Exide Industries operates within the Auto Components & Equipments sector, a space currently facing headwinds from supply chain disruptions and fluctuating demand in the automotive industry. The midcap company’s market capitalisation places it in a competitive bracket where growth expectations are high, yet recent performance has lagged behind sector averages. The broader market’s positive returns over the past year contrast sharply with Exide’s underperformance, underscoring the need for investors to weigh sector dynamics carefully when considering this stock.
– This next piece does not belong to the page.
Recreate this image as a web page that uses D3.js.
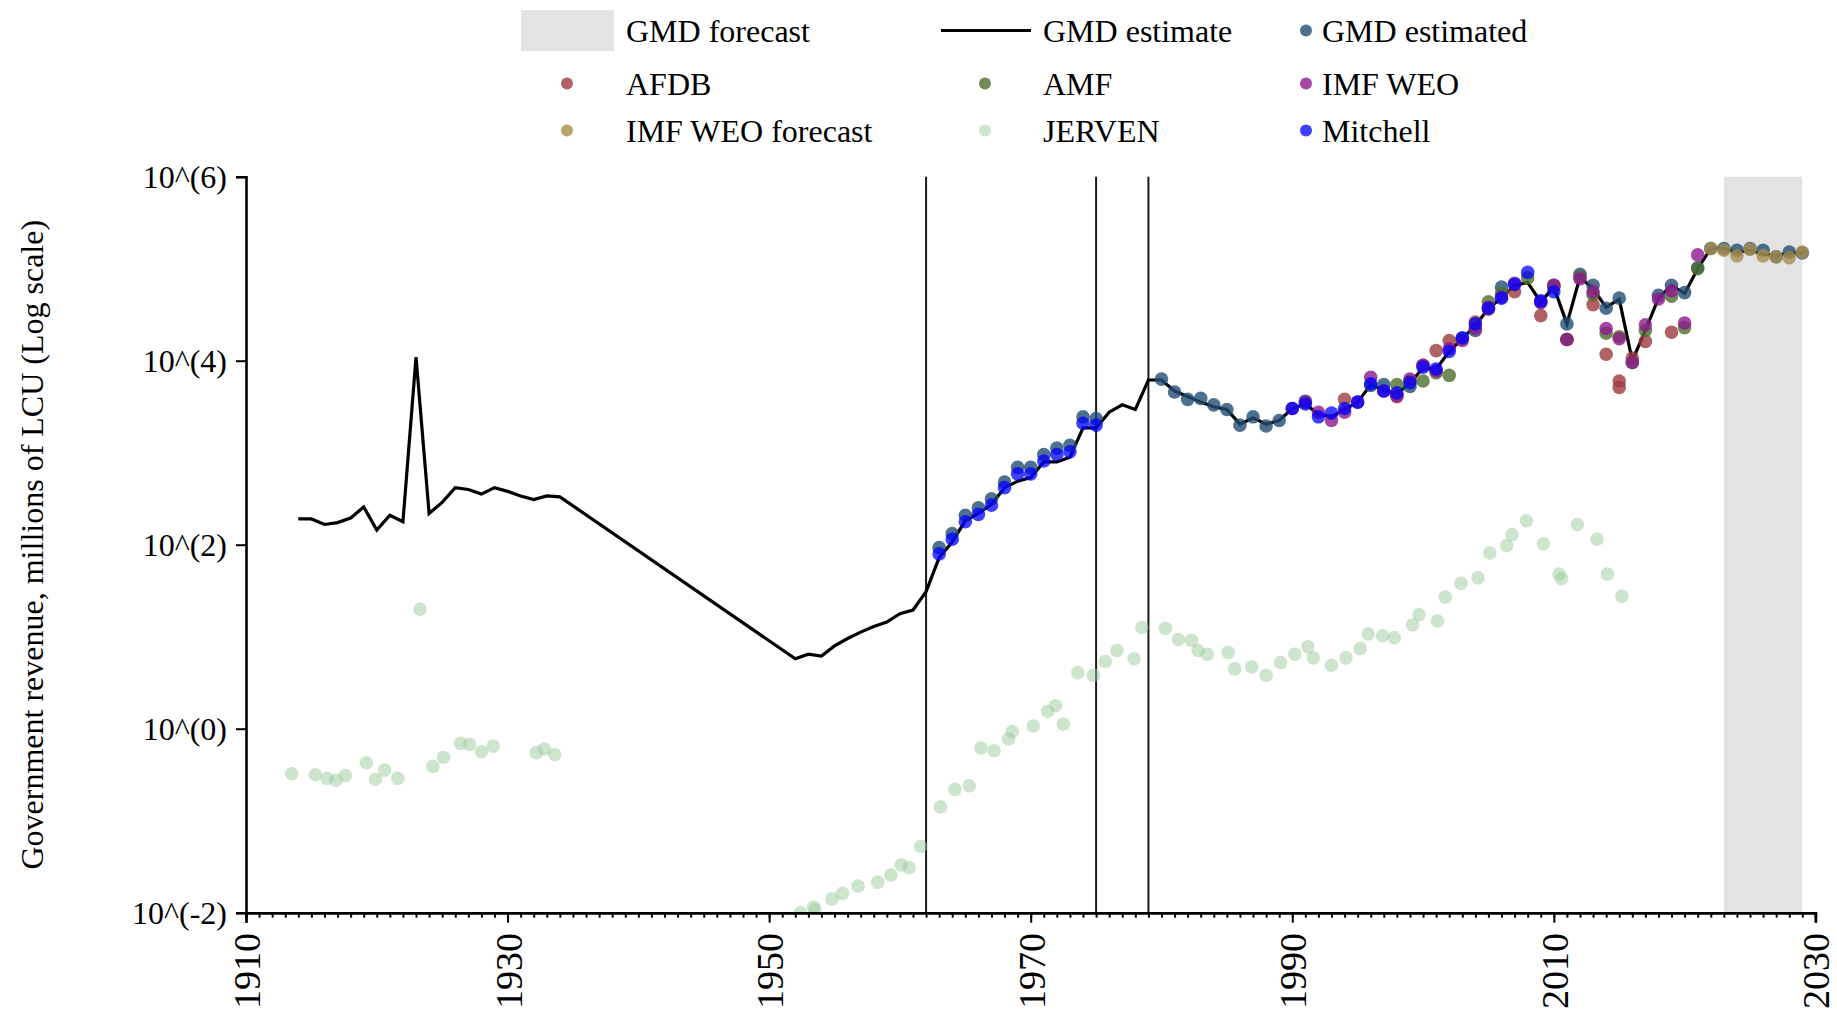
<!DOCTYPE html>
<html>
<head>
<meta charset="utf-8">
<script src="https://cdn.jsdelivr.net/npm/d3@7"></script>
<style>
  html, body { margin: 0; padding: 0; background: #fff; }
  svg { display: block; }
  text { font-family: "Liberation Serif", "Times New Roman", Times, serif; fill: #000; }
</style>
</head>
<body>
<svg id="chart" width="1837" height="1017"></svg>
<script>
// ---------------- DATA (year, log10 of government revenue in millions of LCU) ----------------
const xTickLabels = [1910, 1930, 1950, 1970, 1990, 2010, 2030];
const yTickExponents = [-2, 0, 2, 4, 6];
const forecastSpan = [2023, 2029];
const eventYears = [1962, 1975, 1979];
const yAxisTitle = "Government revenue, millions of LCU (Log scale)";

const gmdEstimate = [
  [1914,2.28],[1915,2.28],[1916,2.22],[1917,2.24],[1918,2.29],[1919,2.41],[1920,2.16],[1921,2.32],[1922,2.25],[1923,4.04],
  [1924,2.34],[1925,2.46],[1926,2.62],[1927,2.60],[1928,2.55],[1929,2.62],[1930,2.58],[1931,2.53],[1932,2.49],[1933,2.53],[1934,2.52],
  [1952,0.76],[1953,0.81],[1954,0.79],[1955,0.90],[1956,0.98],[1957,1.05],[1958,1.11],[1959,1.16],[1960,1.25],[1961,1.29],[1962,1.49],
  [1963,1.86],[1964,2.03],[1965,2.26],[1966,2.34],[1967,2.44],[1968,2.62],[1969,2.69],[1970,2.73],[1971,2.90],[1972,2.90],
  [1973,2.95],[1974,3.27],[1975,3.27],[1976,3.44],[1977,3.52],[1978,3.47],[1979,3.79],[1980,3.79],[1981,3.67],[1982,3.61],
  [1983,3.55],[1984,3.50],[1985,3.47],[1986,3.31],[1987,3.38],[1988,3.31],[1989,3.35],[1990,3.48],[1991,3.53],[1992,3.42],
  [1993,3.39],[1994,3.47],[1995,3.55],[1996,3.74],[1997,3.68],[1998,3.64],[1999,3.76],[2000,3.92],[2001,3.91],[2002,4.10],
  [2003,4.24],[2004,4.38],[2005,4.57],[2006,4.68],[2007,4.82],[2008,4.85],[2009,4.64],[2010,4.80],[2011,4.40],[2012,4.91],
  [2013,4.78],[2014,4.58],[2015,4.67],[2016,4.00],[2017,4.33],[2018,4.68],[2019,4.82],[2020,4.73],[2021,5.00],[2022,5.22],
  [2023,5.22],[2024,5.18],[2025,5.20],[2026,5.16],[2027,5.14],[2028,5.17],[2029,5.17]
];

const gmdEstimated = [
  [1963,1.97],[1964,2.12],[1965,2.32],[1966,2.40],[1967,2.50],[1968,2.68],[1969,2.84],[1970,2.84],[1971,2.98],[1972,3.05],
  [1973,3.08],[1974,3.39],[1975,3.37],[1980,3.80],[1981,3.66],[1982,3.58],[1983,3.59],[1984,3.52],[1985,3.47],[1986,3.30],
  [1987,3.39],[1988,3.29],[1989,3.35],[1991,3.56],[1996,3.73],[1997,3.74],[1999,3.72],[2003,4.24],[2004,4.33],[2006,4.80],
  [2009,4.64],[2010,4.82],[2011,4.40],[2012,4.94],[2013,4.82],[2014,4.57],[2015,4.68],[2018,4.71],[2019,4.82],[2020,4.74],
  [2021,5.01],[2022,5.22],[2023,5.22],[2024,5.20],[2025,5.22],[2026,5.20],[2027,5.13],[2028,5.18],[2029,5.17]
];

const afdb = [
  [1994,3.58],[1998,3.61],[2000,3.95],[2001,4.11],[2002,4.22],[2004,4.42],[2005,4.56],[2007,4.75],[2009,4.49],[2011,4.23],
  [2013,4.61],[2014,4.07],[2015,3.71],[2015,3.78],[2016,4.03],[2017,4.21],[2019,4.31]
];

const amf = [
  [1998,3.74],[1999,3.78],[2000,3.78],[2001,3.87],[2002,3.84],[2005,4.64],[2006,4.73],[2008,4.90],[2010,4.80],[2011,4.23],
  [2012,4.91],[2013,4.72],[2014,4.30],[2015,4.26],[2016,3.98],[2017,4.33],[2019,4.70],[2020,4.36],[2021,5.00]
];

const imfWeo = [
  [1990,3.48],[1991,3.55],[1992,3.44],[1993,3.35],[1994,3.44],[1995,3.55],[1996,3.82],[1997,3.67],[1998,3.62],[1999,3.80],
  [2000,3.95],[2001,3.89],[2002,4.13],[2003,4.22],[2004,4.35],[2005,4.58],[2006,4.69],[2007,4.84],[2009,4.63],[2010,4.82],
  [2011,4.23],[2012,4.89],[2013,4.75],[2014,4.35],[2015,4.24],[2016,3.98],[2017,4.39],[2018,4.67],[2019,4.76],[2020,4.41],
  [2021,5.15]
];

const imfWeoForecast = [
  [2022,5.22],[2023,5.20],[2024,5.14],[2025,5.21],[2026,5.14],[2027,5.13],[2028,5.12],[2029,5.18]
];

const jerven = [
  [1913.5,-0.49],[1915.3,-0.50],[1916.2,-0.54],[1916.9,-0.56],[1917.6,-0.51],[1919.2,-0.37],[1919.9,-0.55],[1920.6,-0.45],
  [1921.6,-0.54],[1923.3,1.30],[1924.3,-0.41],[1925.1,-0.31],[1926.4,-0.16],[1927.1,-0.17],[1928.0,-0.25],[1928.9,-0.19],
  [1932.2,-0.26],[1932.8,-0.22],[1933.6,-0.28],
  [1952.4,-2.00],[1953.4,-1.94],[1953.5,-1.97],[1954.8,-1.85],[1955.6,-1.79],[1956.8,-1.71],[1958.3,-1.67],[1959.3,-1.59],
  [1960.1,-1.48],[1960.7,-1.51],[1961.6,-1.28],[1963.1,-0.85],[1964.2,-0.66],[1965.3,-0.62],[1966.2,-0.21],[1967.2,-0.24],
  [1968.3,-0.11],[1968.6,-0.03],[1970.2,0.03],[1971.3,0.19],[1971.9,0.25],[1972.5,0.05],[1973.6,0.61],[1974.8,0.58],
  [1975.7,0.73],[1976.6,0.85],[1977.9,0.76],[1978.5,1.10],[1980.3,1.09],[1981.3,0.97],[1982.3,0.96],[1982.8,0.85],
  [1983.5,0.81],[1985.1,0.83],[1985.6,0.65],[1986.9,0.67],[1988.0,0.58],[1989.1,0.72],[1990.2,0.81],
  [1991.2,0.89],[1991.6,0.77],[1993.0,0.69],[1994.1,0.77],[1995.2,0.87],[1995.8,1.03],[1996.9,1.01],[1997.8,0.99],
  [1999.2,1.13],[1999.7,1.24],[2001.1,1.17],[2001.7,1.43],[2002.9,1.58],[2004.2,1.64],[2005.1,1.91],[2006.4,1.99],
  [2006.8,2.11],[2007.9,2.26],[2009.2,2.01],[2010.4,1.68],[2010.6,1.63],[2011.8,2.22],[2013.3,2.06],[2014.1,1.68],[2015.2,1.44]
];

const mitchell = [
  [1963,1.90],[1964,2.06],[1965,2.25],[1966,2.33],[1967,2.43],[1968,2.62],[1969,2.77],[1970,2.77],[1971,2.91],[1972,2.98],
  [1973,3.01],[1974,3.32],[1975,3.30],
  [1990,3.48],[1991,3.53],[1992,3.39],[1993,3.43],[1994,3.48],[1995,3.55],[1996,3.75],[1997,3.67],[1998,3.65],[1999,3.76],
  [2000,3.93],[2001,3.91],[2002,4.10],[2003,4.25],[2004,4.40],[2005,4.57],[2006,4.68],[2007,4.83],[2008,4.96],[2009,4.65],
  [2010,4.75]
];

// ---------------- STYLES ----------------
const dotStyles = {
  "GMD estimated":    { fill: "#234d74", opacity: 0.8 },
  "AFDB":             { fill: "#9e3b3e", opacity: 0.8 },
  "AMF":              { fill: "#4d6e2b", opacity: 0.8 },
  "IMF WEO":          { fill: "#8e1a8e", opacity: 0.8 },
  "IMF WEO forecast": { fill: "#a88c4a", opacity: 0.8 },
  "JERVEN":           { fill: "#9cc99c", opacity: 0.5 },
  "Mitchell":         { fill: "#0000ff", opacity: 0.75 }
};
const dotSeries = [
  ["GMD estimated", gmdEstimated],
  ["AFDB", afdb],
  ["AMF", amf],
  ["IMF WEO", imfWeo],
  ["IMF WEO forecast", imfWeoForecast],
  ["JERVEN", jerven],
  ["Mitchell", mitchell]
];

// ---------------- LAYOUT ----------------
const svg = d3.select("#chart");
const plot = { left: 246, right: 1815.4, top: 176.7, bottom: 912.7 };
const R = 6.8;
const FONT = 32;

const x = d3.scaleLinear().domain([1910, 2030]).range([plot.left, plot.right]);
const y = d3.scaleLog().domain([1e-2, 1e6]).range([plot.bottom, plot.top]);
const yv = d => y(Math.pow(10, d[1]));

svg.append("rect").attr("width", 1837).attr("height", 1017).attr("fill", "#fff");

svg.append("defs").append("clipPath").attr("id", "plotClip")
  .append("rect")
  .attr("x", plot.left).attr("y", plot.top - 20)
  .attr("width", plot.right - plot.left + 30)
  .attr("height", plot.bottom - plot.top + 20);

// forecast band
svg.append("rect")
  .attr("x", x(forecastSpan[0])).attr("y", plot.top)
  .attr("width", x(forecastSpan[1]) - x(forecastSpan[0]))
  .attr("height", plot.bottom - plot.top)
  .attr("fill", "#e3e3e3");

// event vertical lines
svg.append("g").selectAll("line").data(eventYears).join("line")
  .attr("x1", d => x(d)).attr("x2", d => x(d))
  .attr("y1", plot.top).attr("y2", plot.bottom)
  .attr("stroke", "#1a1a1a").attr("stroke-width", 2);

const g = svg.append("g").attr("clip-path", "url(#plotClip)");

// GMD estimate line
g.append("path").datum(gmdEstimate)
  .attr("fill", "none").attr("stroke", "#000").attr("stroke-width", 3.2)
  .attr("stroke-linejoin", "miter")
  .attr("d", d3.line().x(d => x(d[0])).y(yv));

// scatter series
dotSeries.forEach(([name, data]) => {
  const st = dotStyles[name];
  g.append("g").selectAll("circle").data(data).join("circle")
    .attr("cx", d => x(d[0])).attr("cy", yv).attr("r", R)
    .attr("fill", st.fill).attr("fill-opacity", st.opacity);
});

// ---------------- AXES ----------------
const xMinor = d3.axisBottom(x).tickValues(d3.range(1910, 2031, 1)).tickSize(5).tickFormat("");
const xMajor = d3.axisBottom(x).tickValues(xTickLabels).tickSize(10).tickFormat("");
const gxMinor = svg.append("g").attr("transform", `translate(0,${plot.bottom})`).call(xMinor);
const gxMajor = svg.append("g").attr("transform", `translate(0,${plot.bottom})`).call(xMajor);
[gxMinor, gxMajor].forEach(ax => {
  ax.select(".domain").attr("stroke", "#000").attr("stroke-width", 2.6);
  ax.selectAll(".tick line").attr("stroke", "#000").attr("stroke-width", 2);
});
svg.append("g").selectAll("text").data(xTickLabels).join("text")
  .attr("transform", d => `translate(${x(d) + 14},${933}) rotate(-90)`)
  .attr("text-anchor", "end")
  .style("font-size", "38px")
  .text(d => d);

const yAxis = d3.axisLeft(y).tickValues(yTickExponents.map(e => Math.pow(10, e))).tickSize(10).tickFormat("");
const gy = svg.append("g").attr("transform", `translate(${plot.left},0)`).call(yAxis);
gy.select(".domain").attr("stroke", "#000").attr("stroke-width", 2.6);
gy.selectAll(".tick line").attr("stroke", "#000").attr("stroke-width", 2);
gy.selectAll(".ylab").data(yTickExponents).join("text")
  .attr("class", "ylab")
  .attr("x", -19)
  .attr("y", d => y(Math.pow(10, d)) + 11)
  .attr("text-anchor", "end")
  .style("font-size", FONT + "px")
  .text(d => `10^(${d})`);

svg.append("text")
  .attr("transform", `translate(43,${(plot.top + plot.bottom) / 2 + 0}) rotate(-90)`)
  .attr("text-anchor", "middle")
  .style("font-size", FONT + "px")
  .text(yAxisTitle);

// ---------------- LEGEND ----------------
const legendRows = [30.5, 83.5, 130.5];
const legendDotX = [567, 985, 1306];
const legendTextX = [626, 1043, 1322];
const legendItems = [
  { label: "GMD forecast", kind: "band", col: 0, row: 0 },
  { label: "GMD estimate", kind: "line", col: 1, row: 0 },
  { label: "GMD estimated", kind: "dot", col: 2, row: 0 },
  { label: "AFDB", kind: "dot", col: 0, row: 1 },
  { label: "AMF", kind: "dot", col: 1, row: 1 },
  { label: "IMF WEO", kind: "dot", col: 2, row: 1 },
  { label: "IMF WEO forecast", kind: "dot", col: 0, row: 2 },
  { label: "JERVEN", kind: "dot", col: 1, row: 2 },
  { label: "Mitchell", kind: "dot", col: 2, row: 2 }
];
const lg = svg.append("g");
legendItems.forEach(it => {
  const cy = legendRows[it.row];
  if (it.kind === "band") {
    lg.append("rect").attr("x", 521).attr("y", 10).attr("width", 93).attr("height", 41).attr("fill", "#e3e3e3");
  } else if (it.kind === "line") {
    lg.append("line").attr("x1", 941).attr("x2", 1031).attr("y1", cy).attr("y2", cy)
      .attr("stroke", "#000").attr("stroke-width", 3.2);
  } else {
    const st = dotStyles[it.label];
    lg.append("circle").attr("cx", legendDotX[it.col]).attr("cy", cy).attr("r", 6)
      .attr("fill", st.fill).attr("fill-opacity", st.opacity);
  }
  lg.append("text").attr("x", legendTextX[it.col]).attr("y", cy + 11)
    .style("font-size", FONT + "px").text(it.label);
});
</script>
</body>
</html>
Summary of Key Metrics as of 14 January 2026


To summarise, the key financial and market metrics for Exide Industries Ltd are as follows:



  • Mojo Score: 30.0 (Sell grade)

  • Market Cap: Midcap

  • Net Sales Growth (5 years CAGR): 5.12%

  • Operating Profit Growth (5 years CAGR): 7.92%

  • ROCE (Half Year Sep 2025): 8.11%

  • PAT (Quarterly Sep 2025): ₹171.94 crores, down 18.9%

  • ROE: 5.4%

  • Price to Book Value: 2.0

  • Stock Returns (1 Year): -10.17%

  • BSE500 Returns (1 Year): +9.02%



These figures collectively illustrate the challenges facing Exide Industries and provide the rationale behind the current 'Sell' rating.



Looking Ahead


Investors should continue to monitor Exide Industries’ quarterly results and sector developments closely. Improvements in profitability, valuation alignment with peers, or a shift in technical momentum could warrant a reassessment of the rating in the future. Until such changes materialise, the cautious stance remains appropriate.